§ **WHAT IS ASKED**: Return the lines where the word "code" occurs.

§ **SUPPLIED RECORDS**:
• • • • • • •

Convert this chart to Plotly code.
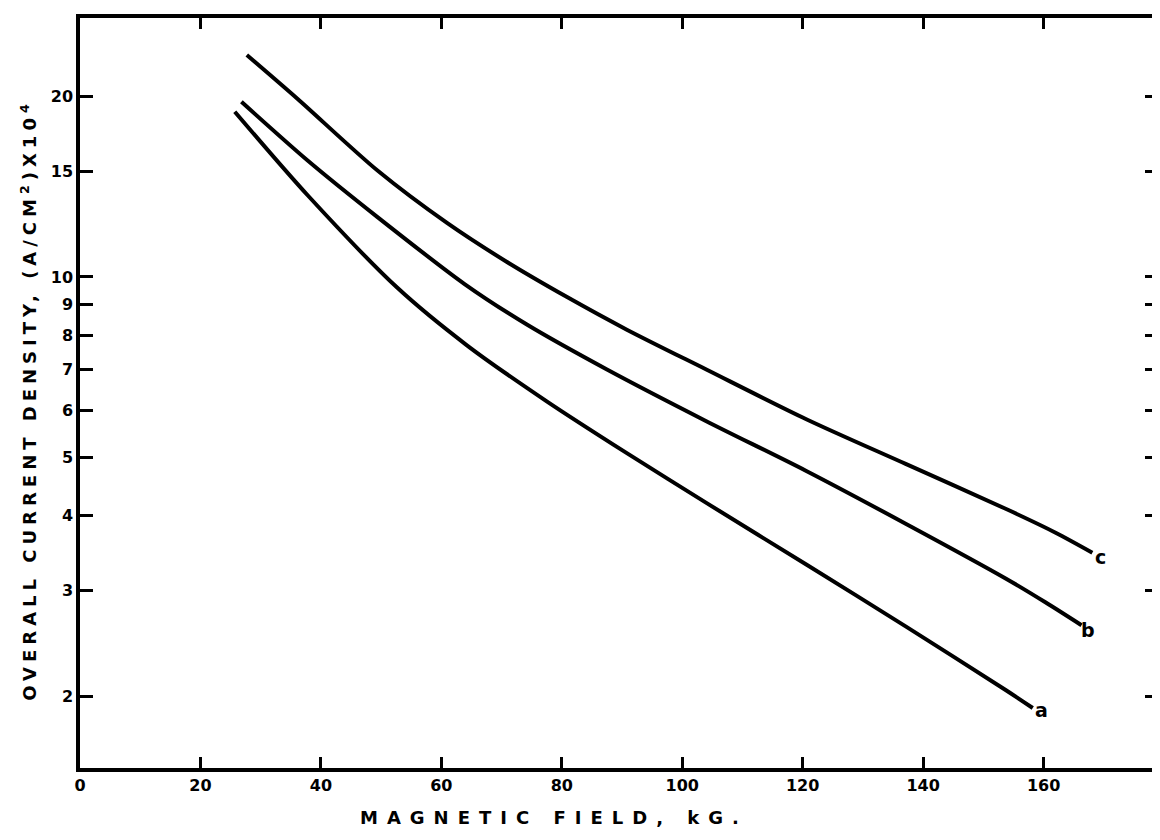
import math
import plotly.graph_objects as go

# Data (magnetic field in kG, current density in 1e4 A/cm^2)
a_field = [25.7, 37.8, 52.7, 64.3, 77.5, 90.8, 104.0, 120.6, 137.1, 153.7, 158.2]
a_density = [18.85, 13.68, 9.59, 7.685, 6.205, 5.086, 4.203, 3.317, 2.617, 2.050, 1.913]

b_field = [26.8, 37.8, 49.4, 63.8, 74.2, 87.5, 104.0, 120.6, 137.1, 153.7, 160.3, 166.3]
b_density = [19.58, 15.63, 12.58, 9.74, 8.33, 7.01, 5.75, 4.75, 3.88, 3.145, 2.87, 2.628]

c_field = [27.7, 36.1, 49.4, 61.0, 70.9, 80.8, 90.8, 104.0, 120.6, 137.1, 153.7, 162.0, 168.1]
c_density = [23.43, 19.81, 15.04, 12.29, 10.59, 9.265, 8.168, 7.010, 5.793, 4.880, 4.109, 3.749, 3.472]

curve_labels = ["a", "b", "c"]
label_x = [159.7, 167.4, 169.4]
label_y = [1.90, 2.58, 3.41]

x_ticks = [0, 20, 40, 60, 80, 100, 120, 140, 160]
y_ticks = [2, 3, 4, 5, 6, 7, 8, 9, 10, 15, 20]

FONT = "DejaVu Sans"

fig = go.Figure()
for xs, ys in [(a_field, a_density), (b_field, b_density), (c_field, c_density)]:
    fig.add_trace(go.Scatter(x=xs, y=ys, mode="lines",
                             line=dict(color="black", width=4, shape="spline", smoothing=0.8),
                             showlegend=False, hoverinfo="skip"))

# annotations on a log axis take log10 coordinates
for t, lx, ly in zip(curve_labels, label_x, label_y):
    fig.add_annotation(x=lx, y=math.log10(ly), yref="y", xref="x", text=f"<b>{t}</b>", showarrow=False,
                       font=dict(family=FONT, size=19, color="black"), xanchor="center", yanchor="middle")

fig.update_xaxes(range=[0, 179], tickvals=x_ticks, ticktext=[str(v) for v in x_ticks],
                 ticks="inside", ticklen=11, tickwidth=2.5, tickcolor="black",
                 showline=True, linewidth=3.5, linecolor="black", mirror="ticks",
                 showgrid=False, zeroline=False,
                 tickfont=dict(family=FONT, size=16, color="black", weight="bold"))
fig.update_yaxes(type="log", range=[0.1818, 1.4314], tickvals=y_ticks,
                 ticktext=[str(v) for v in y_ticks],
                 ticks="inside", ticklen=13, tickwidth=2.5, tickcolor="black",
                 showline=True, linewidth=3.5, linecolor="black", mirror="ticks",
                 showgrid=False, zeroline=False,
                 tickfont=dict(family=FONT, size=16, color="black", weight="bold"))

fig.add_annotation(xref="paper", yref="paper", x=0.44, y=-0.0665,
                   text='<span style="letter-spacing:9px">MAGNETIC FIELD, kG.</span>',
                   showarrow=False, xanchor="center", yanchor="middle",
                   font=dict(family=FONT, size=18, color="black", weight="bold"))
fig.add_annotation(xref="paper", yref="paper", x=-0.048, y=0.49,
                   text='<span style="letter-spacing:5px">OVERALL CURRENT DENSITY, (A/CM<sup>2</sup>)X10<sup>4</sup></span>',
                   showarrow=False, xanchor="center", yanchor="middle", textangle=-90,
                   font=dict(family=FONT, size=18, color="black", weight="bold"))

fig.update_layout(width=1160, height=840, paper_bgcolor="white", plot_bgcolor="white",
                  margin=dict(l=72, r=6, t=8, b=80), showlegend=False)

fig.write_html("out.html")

• • • • • • •

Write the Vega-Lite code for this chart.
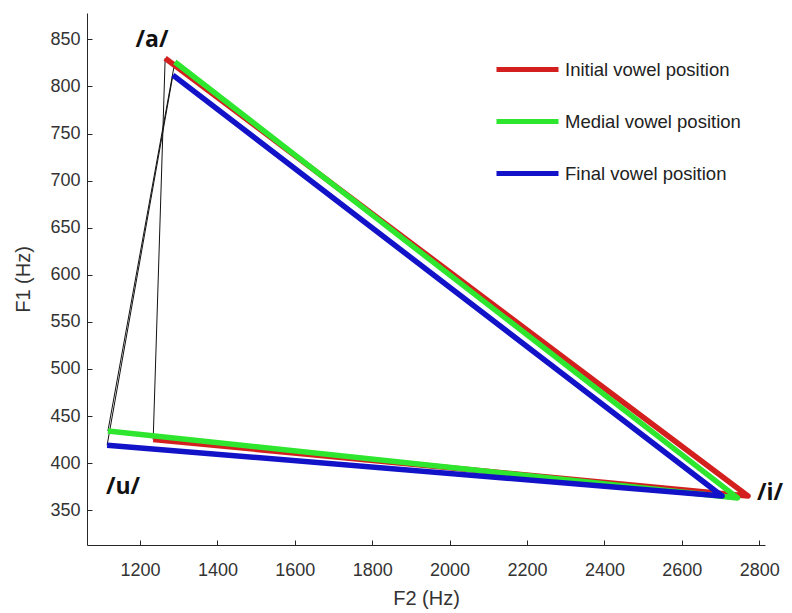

• • • • • • •

§ **CORRECT RESPONSE**:
Convert this chart to Plotly code.
Write the Vega-Lite code for this chart.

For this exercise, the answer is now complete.